Meia-Noite (Midnight), Anozero’21-22
Curated by Filipa Oliveira and Elfi Turpin
Bienal de Arte Contemporânea de Coimbra, Coimbra
27 April 2022 – 15 January 2023

With the title Meia-Noite (Midnight), the Anozero’21-22 — Coimbra Biennial of Contemporary Art is curated by Elfi Turpin and Filipa Oliveira and opens on November 27.

Since 2015, Anozero has been organized by the Círculo de Artes Plásticas de Coimbra (CAPC), the City Council of Coimbra, and the University of Coimbra. For the first time, the biennial is developed in two parts and extends until 2022: Meia-Noite parte 1 (Midnight part 1), from November 27, 2021 to January 15, 2022; and Meia-Noite parte 2 (Midnight part 2), from April 9 to June 26, 2022.

The title Meia-Noite comes from thinking the night as “a space of fluidity and of norm-breaking, a place open to other possibilities of vision, knowledge, and interaction, open to other bodies.” For the curators, the night is also “a space that has always been highly contested and lately extremely politicized.”

Inspired by the night, the curators will explore different territories with the aim of developing the concept of fluidity of thought, searching to find possibilities beyond the dichotomies that have been, and continue to be, violently imposed by Western culture. At Anozero’21–22 Meia-Noite, Elfi Turpin and Filipa Oliveira will share methodologies that imply or define varied territories of research, such as poetic relationships between species and beings, post-patriarchal speculations, or alternative forms of knowledge production.

Meia-Noite parte 1 is an exhibition-conversation. In an installation created by Carlos Bunga for Sala da Cidade in Coimbra, a programme of films by Beatriz Santiago Muñoz, Marguerite Duras, Sarah Maldoror, and by Elise Florenty & Marcel Türkowsky will be presented. Carlos Bunga’s installation will also host a set of African sculptures from the Science Museum of the University of Coimbra and a screen on which the four films will be projected. Each film session launches an invitation to different groups of the community to discuss themes that will be researched and developed in the second part of the Biennial, such as diversity, equality, social justice, and knowledge production, poetic relationships between species and beings, and the night as a space of resistance.

This first exhibition-conversation is a call for participation and discussion, which aims to include the audience in the process of developing a Biennale deeply rooted in its community. It approaches art as an inclusive place, a common good, a tool for confronting realities, and a space where collective history is written and practiced from numerous points of view.

Meia-Noite parte 2 will present an exhibition circuit through iconic places in the city, among which are some spaces of the University of Coimbra, which was included in UNESCO’s World Heritage List in 2013. The curatorial proposal emerges from the city itself, establishing connections between contemporary art and the local heritage.
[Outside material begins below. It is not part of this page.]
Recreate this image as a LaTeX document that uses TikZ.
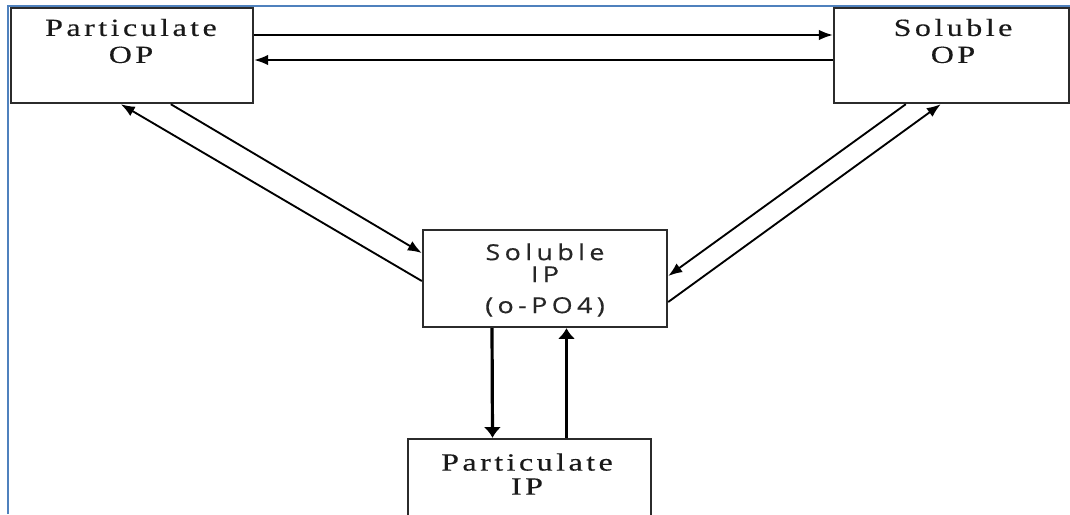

The Joanine Library, an 18th-century library, is one of the Biennial’s inspirations: in this fortress of knowledge resides a colony of bats, nocturnal animals that help to preserve the 55,000 books in the Baroque library by eating the insects that would otherwise feed on the books. From poetical and political relationships such as this one, the necessary parallels will emerge to consider the night as a space where the dominant order is weakened, the night as openness, as knowledge, as collective, as mysticism, the night as a creator of alternative narratives and practices, a multiplier of worlds.

Besides the curatorial research and the exhibition circuit, Anozero’21-22 expands into three other different programmes: Converging, Activation, and Publishing. The Converging Programme hosts a set of parallel activities proposed by artists and artistic structures, aiming to deepen the research on the central theme but also representing an opportunity to strengthen ties with local production. The Activation Programme incites dialogues between different communities and is based on activities such as guided tours, workshops, and open classes, which mediate and encourage interactions between the public, artists, and the artworks. Publishing is a component of particular importance, encompassing the editing of the guide and the catalogue of the Biennial, which compiles, among others, visual essays based on the research of the participating artists.